• _Written exercise_
Can you output, word for word, the lines between the one holding "Clone this screenshot in HTML." and the one holding "Asia (in USD)</text>", inclusive, leaving out any pictures?

** BEGIN Given entries **

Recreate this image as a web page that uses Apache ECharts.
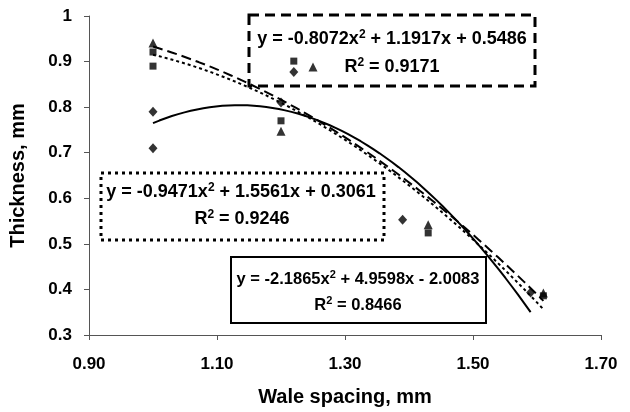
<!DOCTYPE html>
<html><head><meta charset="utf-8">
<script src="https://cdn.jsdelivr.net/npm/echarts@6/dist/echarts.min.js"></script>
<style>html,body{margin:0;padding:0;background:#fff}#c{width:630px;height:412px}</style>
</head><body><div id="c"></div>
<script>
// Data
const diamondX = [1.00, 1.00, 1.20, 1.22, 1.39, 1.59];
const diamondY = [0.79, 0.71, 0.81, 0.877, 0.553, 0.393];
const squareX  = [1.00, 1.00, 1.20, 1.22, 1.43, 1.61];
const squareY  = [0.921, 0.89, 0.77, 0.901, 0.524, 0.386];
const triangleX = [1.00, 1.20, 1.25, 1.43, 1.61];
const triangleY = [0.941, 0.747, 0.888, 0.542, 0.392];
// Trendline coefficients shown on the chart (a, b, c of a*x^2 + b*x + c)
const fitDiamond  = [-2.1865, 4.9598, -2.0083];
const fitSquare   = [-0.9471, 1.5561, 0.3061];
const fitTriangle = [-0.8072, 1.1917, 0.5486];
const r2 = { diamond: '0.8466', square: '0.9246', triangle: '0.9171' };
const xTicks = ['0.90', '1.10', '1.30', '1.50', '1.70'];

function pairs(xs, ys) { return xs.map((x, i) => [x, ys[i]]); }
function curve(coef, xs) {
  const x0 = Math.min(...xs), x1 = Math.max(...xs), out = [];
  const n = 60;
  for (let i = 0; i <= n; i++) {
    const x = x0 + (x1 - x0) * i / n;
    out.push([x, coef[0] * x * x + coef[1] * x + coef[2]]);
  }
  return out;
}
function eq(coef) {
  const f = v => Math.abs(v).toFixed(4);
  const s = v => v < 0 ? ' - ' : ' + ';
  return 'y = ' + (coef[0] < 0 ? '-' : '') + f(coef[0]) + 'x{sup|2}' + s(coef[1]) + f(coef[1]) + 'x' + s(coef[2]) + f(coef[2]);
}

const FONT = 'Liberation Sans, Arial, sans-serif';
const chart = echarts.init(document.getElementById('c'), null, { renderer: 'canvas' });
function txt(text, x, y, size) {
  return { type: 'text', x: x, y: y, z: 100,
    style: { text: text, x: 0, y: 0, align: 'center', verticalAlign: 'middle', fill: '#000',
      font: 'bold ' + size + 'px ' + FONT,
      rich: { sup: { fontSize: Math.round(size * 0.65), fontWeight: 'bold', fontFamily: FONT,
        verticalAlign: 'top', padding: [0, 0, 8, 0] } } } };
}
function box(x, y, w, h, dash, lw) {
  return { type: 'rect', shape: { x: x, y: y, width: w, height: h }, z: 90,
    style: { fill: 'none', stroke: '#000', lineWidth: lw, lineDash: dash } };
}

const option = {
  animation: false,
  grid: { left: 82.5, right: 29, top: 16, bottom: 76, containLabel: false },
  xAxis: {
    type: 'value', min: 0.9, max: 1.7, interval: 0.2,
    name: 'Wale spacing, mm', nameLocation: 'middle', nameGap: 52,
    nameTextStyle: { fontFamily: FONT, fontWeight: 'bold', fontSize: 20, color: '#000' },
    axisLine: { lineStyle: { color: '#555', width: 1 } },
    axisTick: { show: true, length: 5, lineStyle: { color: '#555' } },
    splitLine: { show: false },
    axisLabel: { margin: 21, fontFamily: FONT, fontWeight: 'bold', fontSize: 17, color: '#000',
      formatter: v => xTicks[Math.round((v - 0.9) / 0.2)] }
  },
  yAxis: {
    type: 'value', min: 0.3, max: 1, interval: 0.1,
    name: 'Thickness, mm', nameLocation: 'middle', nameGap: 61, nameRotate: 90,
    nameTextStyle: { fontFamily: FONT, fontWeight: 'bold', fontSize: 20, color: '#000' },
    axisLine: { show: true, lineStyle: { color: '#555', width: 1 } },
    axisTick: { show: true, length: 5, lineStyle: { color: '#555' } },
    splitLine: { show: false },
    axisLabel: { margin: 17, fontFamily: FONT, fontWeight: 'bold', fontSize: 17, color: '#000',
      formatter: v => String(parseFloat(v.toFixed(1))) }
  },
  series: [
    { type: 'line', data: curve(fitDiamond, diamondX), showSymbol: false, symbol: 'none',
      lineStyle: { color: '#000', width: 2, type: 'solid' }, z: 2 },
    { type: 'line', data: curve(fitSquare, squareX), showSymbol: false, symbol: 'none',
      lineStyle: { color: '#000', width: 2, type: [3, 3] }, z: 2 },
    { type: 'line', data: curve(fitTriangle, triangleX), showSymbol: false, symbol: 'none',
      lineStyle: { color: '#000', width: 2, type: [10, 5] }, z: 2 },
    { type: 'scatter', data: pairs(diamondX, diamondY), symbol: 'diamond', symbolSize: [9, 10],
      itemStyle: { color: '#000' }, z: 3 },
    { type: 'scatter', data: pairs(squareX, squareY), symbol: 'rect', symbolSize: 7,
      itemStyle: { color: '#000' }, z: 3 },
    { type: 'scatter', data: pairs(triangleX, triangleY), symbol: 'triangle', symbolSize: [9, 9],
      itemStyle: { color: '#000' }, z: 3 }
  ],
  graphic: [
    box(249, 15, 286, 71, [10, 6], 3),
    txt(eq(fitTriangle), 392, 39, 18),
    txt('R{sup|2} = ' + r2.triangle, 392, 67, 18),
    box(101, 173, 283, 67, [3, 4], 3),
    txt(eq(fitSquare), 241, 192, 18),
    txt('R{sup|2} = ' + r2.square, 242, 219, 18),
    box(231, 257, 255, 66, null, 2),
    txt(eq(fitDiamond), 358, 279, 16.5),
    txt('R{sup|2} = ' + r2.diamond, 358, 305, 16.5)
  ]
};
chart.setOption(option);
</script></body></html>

** END Given entries **
** BEGIN Given entries **

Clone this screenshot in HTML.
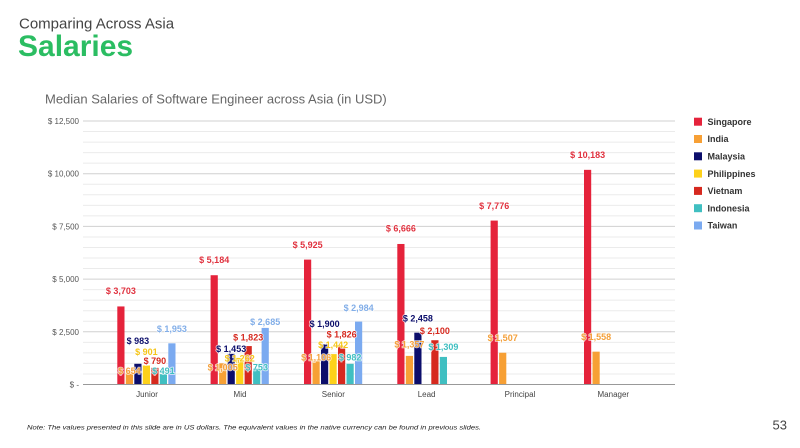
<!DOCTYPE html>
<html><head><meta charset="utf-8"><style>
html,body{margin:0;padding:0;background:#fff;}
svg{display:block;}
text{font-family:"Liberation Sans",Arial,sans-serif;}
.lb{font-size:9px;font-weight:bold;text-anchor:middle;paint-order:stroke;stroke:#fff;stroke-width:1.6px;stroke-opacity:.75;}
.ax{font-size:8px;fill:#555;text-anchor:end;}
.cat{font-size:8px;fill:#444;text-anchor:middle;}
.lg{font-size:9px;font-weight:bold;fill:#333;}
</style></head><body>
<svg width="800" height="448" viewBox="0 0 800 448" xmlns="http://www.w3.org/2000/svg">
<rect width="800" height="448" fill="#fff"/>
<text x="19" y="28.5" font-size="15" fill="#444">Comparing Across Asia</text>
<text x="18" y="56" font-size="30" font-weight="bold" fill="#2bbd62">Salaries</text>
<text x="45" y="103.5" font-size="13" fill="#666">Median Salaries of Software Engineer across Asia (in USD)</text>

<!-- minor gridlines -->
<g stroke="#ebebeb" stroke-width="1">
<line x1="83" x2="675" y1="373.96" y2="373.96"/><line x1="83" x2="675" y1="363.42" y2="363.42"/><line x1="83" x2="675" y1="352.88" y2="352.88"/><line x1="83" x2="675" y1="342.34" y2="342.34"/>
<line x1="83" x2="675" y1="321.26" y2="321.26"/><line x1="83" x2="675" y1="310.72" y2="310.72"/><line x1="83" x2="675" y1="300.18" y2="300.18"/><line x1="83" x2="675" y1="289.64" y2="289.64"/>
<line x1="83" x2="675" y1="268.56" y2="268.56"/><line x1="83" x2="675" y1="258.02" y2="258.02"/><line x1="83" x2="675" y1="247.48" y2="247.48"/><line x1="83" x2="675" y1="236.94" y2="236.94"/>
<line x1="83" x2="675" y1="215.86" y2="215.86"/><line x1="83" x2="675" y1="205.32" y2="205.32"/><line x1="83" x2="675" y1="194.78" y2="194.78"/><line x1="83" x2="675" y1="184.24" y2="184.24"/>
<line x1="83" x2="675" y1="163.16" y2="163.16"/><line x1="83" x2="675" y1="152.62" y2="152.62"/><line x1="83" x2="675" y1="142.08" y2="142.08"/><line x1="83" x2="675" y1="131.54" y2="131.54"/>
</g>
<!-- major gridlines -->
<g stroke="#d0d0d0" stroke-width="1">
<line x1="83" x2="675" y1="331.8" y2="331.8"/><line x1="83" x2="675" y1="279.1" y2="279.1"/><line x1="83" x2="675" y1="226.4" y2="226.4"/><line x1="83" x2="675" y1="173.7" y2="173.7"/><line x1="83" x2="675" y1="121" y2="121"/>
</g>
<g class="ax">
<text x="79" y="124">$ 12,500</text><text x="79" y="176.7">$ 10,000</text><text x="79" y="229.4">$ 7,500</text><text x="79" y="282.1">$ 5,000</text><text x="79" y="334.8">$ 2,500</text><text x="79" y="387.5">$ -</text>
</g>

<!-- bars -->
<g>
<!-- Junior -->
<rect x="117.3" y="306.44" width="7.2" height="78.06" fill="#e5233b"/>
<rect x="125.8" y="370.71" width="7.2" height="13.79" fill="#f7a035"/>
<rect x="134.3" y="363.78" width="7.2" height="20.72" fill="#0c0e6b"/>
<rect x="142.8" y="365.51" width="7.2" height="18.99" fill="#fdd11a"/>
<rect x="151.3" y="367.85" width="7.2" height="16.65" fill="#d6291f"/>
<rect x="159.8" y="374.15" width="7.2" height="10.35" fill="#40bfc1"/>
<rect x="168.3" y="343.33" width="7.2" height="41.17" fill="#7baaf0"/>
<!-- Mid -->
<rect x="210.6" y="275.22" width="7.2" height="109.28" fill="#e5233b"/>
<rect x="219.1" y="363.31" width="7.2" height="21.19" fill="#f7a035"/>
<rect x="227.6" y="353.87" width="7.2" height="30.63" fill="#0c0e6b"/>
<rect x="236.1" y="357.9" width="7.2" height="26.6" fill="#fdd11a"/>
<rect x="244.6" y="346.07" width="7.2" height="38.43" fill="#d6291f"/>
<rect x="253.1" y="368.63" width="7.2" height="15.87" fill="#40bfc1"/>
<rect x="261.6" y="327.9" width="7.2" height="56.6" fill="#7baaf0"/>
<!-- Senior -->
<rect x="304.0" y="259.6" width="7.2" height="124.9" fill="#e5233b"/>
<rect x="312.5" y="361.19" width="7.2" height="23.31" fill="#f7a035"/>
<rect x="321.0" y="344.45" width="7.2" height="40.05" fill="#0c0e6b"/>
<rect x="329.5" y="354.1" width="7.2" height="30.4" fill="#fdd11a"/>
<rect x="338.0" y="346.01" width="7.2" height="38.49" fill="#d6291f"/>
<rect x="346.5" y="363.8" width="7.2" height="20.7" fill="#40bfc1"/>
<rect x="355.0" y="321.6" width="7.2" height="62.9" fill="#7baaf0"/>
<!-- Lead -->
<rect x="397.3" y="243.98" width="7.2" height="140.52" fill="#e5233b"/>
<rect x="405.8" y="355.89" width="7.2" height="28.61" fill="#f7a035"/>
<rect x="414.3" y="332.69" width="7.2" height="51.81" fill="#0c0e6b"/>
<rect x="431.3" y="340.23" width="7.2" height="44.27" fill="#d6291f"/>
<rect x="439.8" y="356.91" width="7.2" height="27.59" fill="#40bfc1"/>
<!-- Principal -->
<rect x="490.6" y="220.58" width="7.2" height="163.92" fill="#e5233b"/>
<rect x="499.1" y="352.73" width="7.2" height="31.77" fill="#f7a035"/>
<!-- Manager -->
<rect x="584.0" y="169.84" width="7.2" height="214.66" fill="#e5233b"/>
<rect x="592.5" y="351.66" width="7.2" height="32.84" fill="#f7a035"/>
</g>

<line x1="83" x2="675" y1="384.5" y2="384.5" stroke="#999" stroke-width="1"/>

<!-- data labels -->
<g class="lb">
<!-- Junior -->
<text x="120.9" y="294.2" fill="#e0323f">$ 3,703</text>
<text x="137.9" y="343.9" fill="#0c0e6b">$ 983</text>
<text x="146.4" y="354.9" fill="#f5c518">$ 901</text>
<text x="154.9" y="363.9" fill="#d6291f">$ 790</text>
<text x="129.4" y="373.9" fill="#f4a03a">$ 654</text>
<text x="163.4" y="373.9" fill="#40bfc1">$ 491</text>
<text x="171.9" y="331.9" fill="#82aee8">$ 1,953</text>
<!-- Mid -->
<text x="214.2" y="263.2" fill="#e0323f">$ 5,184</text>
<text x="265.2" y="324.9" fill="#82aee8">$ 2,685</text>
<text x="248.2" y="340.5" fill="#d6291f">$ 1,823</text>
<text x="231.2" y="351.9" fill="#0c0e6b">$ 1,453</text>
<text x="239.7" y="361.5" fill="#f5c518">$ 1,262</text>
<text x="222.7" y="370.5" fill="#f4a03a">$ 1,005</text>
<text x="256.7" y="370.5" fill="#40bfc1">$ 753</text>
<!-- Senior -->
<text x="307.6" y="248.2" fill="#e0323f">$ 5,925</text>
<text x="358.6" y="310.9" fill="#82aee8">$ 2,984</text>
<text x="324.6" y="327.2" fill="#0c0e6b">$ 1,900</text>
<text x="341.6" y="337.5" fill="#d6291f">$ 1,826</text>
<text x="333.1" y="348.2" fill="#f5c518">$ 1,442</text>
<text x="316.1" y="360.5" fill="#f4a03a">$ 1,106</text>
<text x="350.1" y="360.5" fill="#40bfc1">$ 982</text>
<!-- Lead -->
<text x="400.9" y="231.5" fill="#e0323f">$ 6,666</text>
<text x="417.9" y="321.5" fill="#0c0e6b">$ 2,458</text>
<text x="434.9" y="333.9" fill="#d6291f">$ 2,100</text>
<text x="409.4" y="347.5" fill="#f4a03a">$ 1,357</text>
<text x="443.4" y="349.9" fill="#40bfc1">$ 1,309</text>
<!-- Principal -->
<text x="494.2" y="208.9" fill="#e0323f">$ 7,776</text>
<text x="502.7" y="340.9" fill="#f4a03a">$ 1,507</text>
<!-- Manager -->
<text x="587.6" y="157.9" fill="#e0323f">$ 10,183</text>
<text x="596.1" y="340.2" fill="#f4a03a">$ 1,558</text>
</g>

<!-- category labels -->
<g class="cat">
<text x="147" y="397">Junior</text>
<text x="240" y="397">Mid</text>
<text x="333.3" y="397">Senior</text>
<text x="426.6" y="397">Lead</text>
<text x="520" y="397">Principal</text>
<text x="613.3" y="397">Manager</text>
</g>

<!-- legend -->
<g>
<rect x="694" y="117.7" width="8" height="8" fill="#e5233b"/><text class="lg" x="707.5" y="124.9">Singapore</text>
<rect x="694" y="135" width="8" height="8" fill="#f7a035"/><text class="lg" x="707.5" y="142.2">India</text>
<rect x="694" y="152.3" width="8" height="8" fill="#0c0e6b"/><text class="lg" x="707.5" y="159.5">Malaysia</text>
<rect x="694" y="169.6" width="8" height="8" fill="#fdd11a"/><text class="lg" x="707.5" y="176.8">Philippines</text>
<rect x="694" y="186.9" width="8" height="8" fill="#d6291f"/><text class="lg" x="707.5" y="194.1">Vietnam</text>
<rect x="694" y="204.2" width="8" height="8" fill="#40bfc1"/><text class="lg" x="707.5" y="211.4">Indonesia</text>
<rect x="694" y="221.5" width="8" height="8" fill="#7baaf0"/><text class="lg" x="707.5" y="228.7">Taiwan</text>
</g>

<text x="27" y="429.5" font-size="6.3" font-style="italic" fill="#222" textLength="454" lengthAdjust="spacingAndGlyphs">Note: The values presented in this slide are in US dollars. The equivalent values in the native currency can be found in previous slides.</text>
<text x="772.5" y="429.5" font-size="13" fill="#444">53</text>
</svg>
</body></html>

** END Given entries **

• _Solution to the exercise_
Clone this screenshot in HTML.
<!DOCTYPE html>
<html><head><meta charset="utf-8"><style>
html,body{margin:0;padding:0;background:#fff;}
svg{display:block;}
text{font-family:"Liberation Sans",Arial,sans-serif;}
.lb{font-size:9px;font-weight:bold;text-anchor:middle;paint-order:stroke;stroke:#fff;stroke-width:1.6px;stroke-opacity:.75;}
.ax{font-size:8px;fill:#555;text-anchor:end;}
.cat{font-size:8px;fill:#444;text-anchor:middle;}
.lg{font-size:9px;font-weight:bold;fill:#333;}
</style></head><body>
<svg width="800" height="448" viewBox="0 0 800 448" xmlns="http://www.w3.org/2000/svg">
<rect width="800" height="448" fill="#fff"/>
<text x="19" y="28.5" font-size="15" fill="#444">Comparing Across Asia</text>
<text x="18" y="56" font-size="30" font-weight="bold" fill="#2bbd62">Salaries</text>
<text x="45" y="103.5" font-size="13" fill="#666">Median Salaries of Software Engineer across Asia (in USD)</text>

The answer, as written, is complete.